Piel de Sapo grows vigorously and quickly sets a good amount of fruit, each the size of a football, even here. I have grown it the past three seasons, the last two of which were totally the worst conditions for melons – cold, wet and no sun. In such lousy conditions, the typical early melons that slip from the vine when ripe have no flavor to speak of, and are extremely prone to rot. Whatever you’ve got for flavor when they slip is all you’re going to get. Although winter melons also need sun and heat on the vines to develop sugars and bouquet, if picked slightly immature they can continue to form sugars in storage. I still have one last Piel de Sapo left from this year’s harvest, and it is mid-January. It’s sitting in the kitchen on a sunny (theoretically sunny) window sill and I’m waiting for the tell-tale melon fragrance the fruits exude when ripe.

Right, slightly underripe; left, slightly overripe. Both tasty.

I hope my wait is not in vain. Even if it ends up being not quite ambrosial on its own, some raspberries from the freezer and homemade yogurt will make it a nice winter treat. Here’s one that ripened in late September, and was very delicious paired with some of our Swenson’s Red grapes:

Next, the results of my 2009 melon trials…

8 Responses to “Growing melons in Vermont”

  1. Matt M says:

    I share your annual desire to grow melons (especially watermelons) in Vermont. I’m in Bennington (southwest corner of the state) in zone 5 and didn’t have any luck last year, given we didn’t really have a summer last year. I’m trying again via a newly-built hoop house, although I may opt to put the melons under a row cover instead since I would rather not tie up space in the hoop house for such a prolific vine.

    Best of luck to you. I’ve started a blog myself this year. Link to it if you desire.


  2. gayle says:

    One of the hard adjustments I had to make to gardening up here was not being able to grow melons. I grew up in Kansas, where melons practically grew themselves.
    I’d been thinking of trying Granite and Minnesota Midget. Your winter melons are intriguing…

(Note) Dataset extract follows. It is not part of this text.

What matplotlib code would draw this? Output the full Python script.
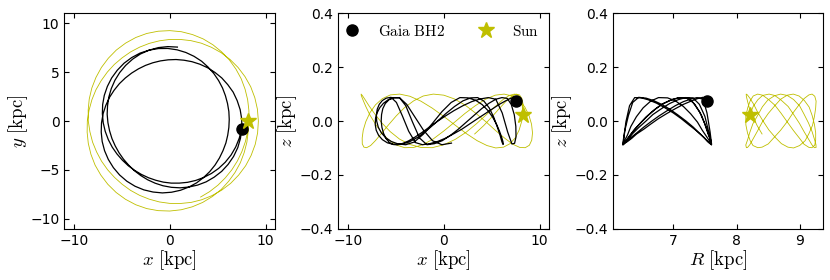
import numpy as np
import matplotlib.pyplot as plt

plt.rcParams['mathtext.fontset'] = 'cm'
plt.rcParams['font.size'] = 10

# orbit samples (kpc), time ordered from the present position
bh2_x = [7.49, 7.26, 6.89, 6.40, 5.79, 5.10, 4.34, 3.53, 2.70, 1.85, 1.00, 0.16,
         -0.66, -1.45, -2.22, -2.96, -3.66, -4.33, -4.94, -5.50, -6.00, -6.41, -6.73, -6.94,
         -7.03, -7.00, -6.83, -6.51, -6.06, -5.47, -4.77, -3.97, -3.09, -2.14, -1.17, -0.19,
         0.77, 1.68, 2.53, 3.32, 4.00, 4.60, 5.10, 5.51, 5.81, 6.03, 6.17, 6.21,
         6.17, 6.05, 5.86, 5.56, 5.19, 4.73, 4.18, 3.53, 2.81, 2.00, 1.12, 0.19,
         -0.77, -1.74, -2.70, -3.62, -4.47, -5.23, -5.88, -6.41, -6.80, -7.05, -7.15, -7.12,
         -6.96, -6.67, -6.29, -5.80, -5.25, -4.63, -3.97, -3.26, -2.53, -1.76, -0.97, -0.16,
         0.66, 1.49, 2.32, 3.15, 3.95, 4.71, 5.43, 6.06, 6.62, 7.04, 7.35, 7.51,
         7.53, 7.38, 7.10, 6.66, 6.09, 5.42, 4.64, 3.80, 2.91, 2.00, 1.08, 0.18,
         -0.70, -1.52, -2.30, -3.02, -3.69, -4.28, -4.82, -5.29, -5.69, -6.03, -6.28, -6.45,
         -6.53, -6.49, -6.36, -6.10, -5.72, -5.22, -4.60, -3.87, -3.05, -2.14, -1.18, -0.20,
         0.80]
bh2_y = [-0.79, -1.74, -2.64, -3.47, -4.21, -4.84, -5.36, -5.77, -6.07, -6.26, -6.34, -6.34,
         -6.24, -6.05, -5.79, -5.45, -5.04, -4.56, -4.00, -3.37, -2.67, -1.90, -1.06, -0.18,
         0.74, 1.68, 2.62, 3.53, 4.40, 5.19, 5.90, 6.48, 6.94, 7.24, 7.40, 7.41,
         7.27, 7.00, 6.61, 6.11, 5.51, 4.85, 4.13, 3.37, 2.59, 1.79, 0.97, 0.16,
         -0.65, -1.45, -2.24, -3.02, -3.77, -4.49, -5.16, -5.77, -6.31, -6.74, -7.07, -7.27,
         -7.34, -7.25, -7.03, -6.66, -6.15, -5.51, -4.76, -3.92, -3.03, -2.09, -1.13, -0.19,
         0.73, 1.60, 2.41, 3.15, 3.82, 4.40, 4.90, 5.33, 5.68, 5.95, 6.14, 6.25,
         6.28, 6.21, 6.06, 5.80, 5.44, 4.97, 4.40, 3.71, 2.95, 2.08, 1.16, 0.20,
         -0.79, -1.77, -2.72, -3.62, -4.43, -5.14, -5.73, -6.21, -6.54, -6.74, -6.82, -6.77,
         -6.61, -6.35, -6.00, -5.57, -5.07, -4.51, -3.90, -3.24, -2.54, -1.79, -0.99, -0.17,
         0.69, 1.56, 2.44, 3.31, 4.16, 4.95, 5.68, 6.32, 6.85, 7.24, 7.50, 7.60,
         7.55]
bh2_z = [0.074, 0.088, 0.083, 0.074, 0.062, 0.046, 0.028, 0.009, -0.011, -0.031, -0.048, -0.064,
         -0.076, -0.084, -0.088, -0.080, -0.038, 0.020, 0.069, 0.088, 0.085, 0.076, 0.062, 0.044,
         0.023, 0.000, -0.023, -0.044, -0.062, -0.076, -0.085, -0.088, -0.078, -0.049, -0.008, 0.035,
         0.069, 0.087, 0.086, 0.077, 0.061, 0.039, 0.014, -0.013, -0.038, -0.060, -0.077, -0.086,
         -0.087, -0.076, -0.052, -0.020, 0.016, 0.049, 0.074, 0.087, 0.086, 0.075, 0.054, 0.027,
         -0.004, -0.034, -0.060, -0.078, -0.087, -0.087, -0.081, -0.069, -0.053, -0.034, -0.013, 0.009,
         0.030, 0.050, 0.066, 0.079, 0.086, 0.087, 0.057, -0.004, -0.063, -0.088, -0.084, -0.073,
         -0.054, -0.031, -0.005, 0.021, 0.046, 0.066, 0.081, 0.087, 0.084, 0.061, 0.023, -0.020,
         -0.059, -0.083, -0.085, -0.041, 0.030, 0.081, 0.087, 0.082, 0.072, 0.057, 0.039, 0.019,
         -0.002, -0.023, -0.043, -0.060, -0.074, -0.083, -0.088, -0.087, -0.079, -0.065, -0.046, -0.024,
         0.000, 0.024, 0.046, 0.065, 0.079, 0.087, 0.086, 0.062, 0.017, -0.033, -0.073, -0.088,
         -0.082]

sun_x = [8.21, 8.19, 8.05, 7.77, 7.37, 6.82, 6.15, 5.37, 4.45, 3.44, 2.35, 1.20,
         0.00, -1.21, -2.40, -3.54, -4.62, -5.60, -6.46, -7.19, -7.79, -8.22, -8.50, -8.62,
         -8.60, -8.42, -8.12, -7.70, -7.15, -6.51, -5.78, -4.96, -4.08, -3.13, -2.13, -1.08,
         0.00, 1.10, 2.20, 3.29, 4.35, 5.36, 6.29, 7.13, 7.85, 8.45, 8.88, 9.15,
         9.25, 9.17, 8.92, 8.49, 7.92, 7.19, 6.36, 5.42, 4.40, 3.33, 2.23, 1.11,
         0.00, -1.09, -2.14, -3.14, -4.09, -4.96, -5.76, -6.48, -7.11, -7.63, -8.05, -8.33,
         -8.50, -8.51, -8.40, -8.13, -7.70, -7.13, -6.41, -5.57, -4.60, -3.54, -2.40, -1.21,
         0.00, 1.21, 2.37, 3.48, 4.50, 5.42, 6.23, 6.91, 7.46, 7.86, 8.13, 8.26,
         8.27, 8.14, 7.89, 7.53, 7.06, 6.48, 5.80, 5.03, 4.16, 3.22]
sun_y = [0.00, -1.08, -2.16, -3.22, -4.26, -5.24, -6.15, -6.99, -7.71, -8.31, -8.76, -9.06,
         -9.19, -9.15, -8.94, -8.55, -7.99, -7.29, -6.46, -5.52, -4.50, -3.41, -2.28, -1.14,
         0.00, 1.11, 2.18, 3.19, 4.13, 5.00, 5.78, 6.46, 7.06, 7.55, 7.93, 8.19,
         8.33, 8.33, 8.21, 7.95, 7.53, 6.98, 6.29, 5.47, 4.54, 3.50, 2.38, 1.21,
         0.00, -1.21, -2.39, -3.52, -4.57, -5.52, -6.36, -7.06, -7.62, -8.04, -8.31, -8.42,
         -8.41, -8.26, -7.98, -7.59, -7.08, -6.46, -5.76, -4.98, -4.11, -3.16, -2.16, -1.10,
         0.00, 1.13, 2.25, 3.37, 4.45, 5.47, 6.41, 7.25, 7.96, 8.53, 8.94, 9.17,
         9.23, 9.12, 8.83, 8.39, 7.79, 7.06, 6.23, 5.30, 4.31, 3.26, 2.18, 1.09,
         0.00, -1.08, -2.12, -3.12, -4.08, -4.98, -5.80, -6.55, -7.21, -7.76]
sun_z = [0.024, 0.054, 0.079, 0.095, 0.100, 0.095, 0.079, 0.054, 0.024, -0.009, -0.041, -0.068,
         -0.088, -0.099, -0.098, -0.087, -0.067, -0.039, -0.007, 0.026, 0.056, 0.080, 0.095, 0.100,
         0.094, 0.078, 0.053, 0.022, -0.010, -0.042, -0.069, -0.089, -0.099, -0.098, -0.087, -0.066,
         -0.037, -0.005, 0.028, 0.057, 0.081, 0.096, 0.100, 0.093, 0.077, 0.052, 0.021, -0.012,
         -0.044, -0.071, -0.090, -0.099, -0.098, -0.086, -0.064, -0.036, -0.003, 0.029, 0.059, 0.082,
         0.096, 0.100, 0.093, 0.075, 0.050, 0.019, -0.014, -0.045, -0.072, -0.091, -0.099, -0.097,
         -0.085, -0.063, -0.034, -0.002, 0.031, 0.060, 0.083, 0.097, 0.100, 0.092, 0.074, 0.048,
         0.017, -0.016, -0.047, -0.073, -0.091, -0.100, -0.097, -0.084, -0.062, -0.033, 0.000, 0.033,
         0.062, 0.084, 0.097, 0.100, 0.091, 0.073, 0.047, 0.016, -0.017, -0.048]

bh2_x, bh2_y, bh2_z = np.array(bh2_x), np.array(bh2_y), np.array(bh2_z)
sun_x, sun_y, sun_z = np.array(sun_x), np.array(sun_y), np.array(sun_z)
bh2_R = np.hypot(bh2_x, bh2_y)
sun_R = np.hypot(sun_x, sun_y)

fig = plt.figure(figsize=(8.3, 2.8), dpi=100)
ax1 = fig.add_axes([0.0775, 0.183, 0.254, 0.7695])
ax2 = fig.add_axes([0.4076, 0.183, 0.2542, 0.7695])
ax3 = fig.add_axes([0.7382, 0.183, 0.2537, 0.7695])

yel = 'y'
panels = [(ax1, bh2_x, bh2_y, sun_x, sun_y),
          (ax2, bh2_x, bh2_z, sun_x, sun_z),
          (ax3, bh2_R, bh2_z, sun_R, sun_z)]
for ax, bx, by, sx, sy in panels:
    ax.plot(sx, sy, color=yel, lw=0.6)
    ax.plot(bx, by, color='k', lw=0.9)
    ax.plot(bx[0], by[0], 'o', color='k', ms=8, label=r'$\mathrm{Gaia\ BH2}$')
    ax.plot(sx[0], sy[0], '*', color=yel, ms=12, label=r'$\mathrm{Sun}$')
    ax.tick_params(direction='in', top=True, right=True, labelsize=10)

lab = dict(fontsize=13.5, labelpad=0.5)

ax1.set_xlim(-11, 11)
ax1.set_ylim(-11, 11)
ax1.set_xticks([-10, 0, 10])
ax1.set_yticks([-10, -5, 0, 5, 10])
ax1.set_xlabel(r'$x\ [\mathrm{kpc}]$', **lab)
ax1.set_ylabel(r'$y\ [\mathrm{kpc}]$', **lab)

ax2.set_xlim(-11, 11)
ax2.set_ylim(-0.4, 0.4)
ax2.set_xticks([-10, 0, 10])
ax2.set_yticks([-0.4, -0.2, 0.0, 0.2, 0.4])
ax2.set_xlabel(r'$x\ [\mathrm{kpc}]$', **lab)
ax2.set_ylabel(r'$z\ [\mathrm{kpc}]$', **lab)
ax2.legend(loc='upper left', bbox_to_anchor=(0.0, 0.98), ncol=2, frameon=False,
           fontsize=11, handlelength=1.0, handletextpad=1.2, columnspacing=2.2,
           borderaxespad=0.0)

ax3.set_xlim(6.04, 9.37)
ax3.set_ylim(-0.4, 0.4)
ax3.set_xticks([7, 8, 9])
ax3.set_yticks([-0.4, -0.2, 0.0, 0.2, 0.4])
ax3.set_xlabel(r'$R\ [\mathrm{kpc}]$', **lab)
ax3.set_ylabel(r'$z\ [\mathrm{kpc}]$', **lab)

fig.savefig('out.png', dpi=100)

  3. the extreme gardener says:

    Matt & Gayle
    If you use row covers or a hoop house, should be no problem growing some decent tasting melons, especially for Matt down in the banana belt. Most of the regular very early melons that slip have fairly compact vines, and some have fruit small enough that trellising also might work to conserve space. The winter melons, however, generally have larger vines and need more space, which could be problematic under row covers or in a hoop house… You might also need to provide some way for pollination to happen under covers.

    For watermelons – Cream of Saskatchewan is really good (pale yellow sweet flesh), and there’s a Russian one that keeps very well – Small Shining Light.

  4. The Extreme Gardener: experiments in permaculture and other gardening adventures in Northeastern Vermont says:

    […] I had my rant about how hard it is to grow a decent melon here. Despite the difficulties, and all my whining, I keep trying very early ripening […]

  5. led grow lights says:

    Excellent stuff

  6. Janis says:

    I was so tickled to run across your blog while searching about Piel de Sapo melons. I like your extreme theme and your many-armed logo! 😀
    I am in SE VT, and I just bought one of these melons at a discount store… this one has light green flash… wow, it is delicious. I think it must be a bit more related to the cucumber side of the family. What source do you recommend for seeds? I saved these from the one we ate, but maybe it is hybrid? It was grown in Mexico.
    On another note, my new favorite book is “Root Cellaring,” from Storey publications. Happy gardening, and thanks, I look forward to exploring your blog!

  7. Stacey says:

    I’m sitting here in the middle of the state, under three feet of snow, browsing seed catalogs and trying to fool myself into believing winter will be over one day.

    I had exactly one melon look good last year, which the neighbor’s pony broke the fence to snack on a week before I wanted it. So not only am I determined to get some good melons, but will take particular delight in zapping the evil beast when it hits the new electric fence.

    Pinetree Garden Seeds is based out of Maine, and have several varieties they consider hardy. Piel de Sapo is in there, and a nice looking one called Passport, bred in NH (which is a hybrid, whose seeds generally don’t keep as well…). I’ve never used seeds from this company, but am going to try it. I’m salivating already. Good luck!!

  8. Eiven B. Lovgren says:

    I tried to grow Piel de Sapo melons last year. I live in the Scandinavian country of Norway where we have, I believe, the same climate as Vermont. I bought a melon in the store for the first time in the summer of 2009 and was delighted at how sweet the fruit was. T saved the seeds, dried them and planted a few in my window sill last spring. I was very happy when I saw that they started to grow. When I had 4 leaves on the vine, I transplanted them into my greenhouse and tied the vines up so as not to interfere with my tomatoe plants that I also had growing there. They grew quite well but I only got 3 melons altogether with only one of them almost fully ripening. I figure that I must have done something not very correctly. I was wondering, can anybody tell me when is the best time to sow the seeds in my window sill and what kind of fertilizer, preferable organic, to use and how much of it? What is the best type of soil to use. Do they need lots of water? Does it help to tie up the vines to keep them off the ground? I use black plastic foil on top of the soil in the greenhouse so that it dosen’t dry out too quickly. In other words, I need all of the good advice that anyone can give me. Thank you in advance.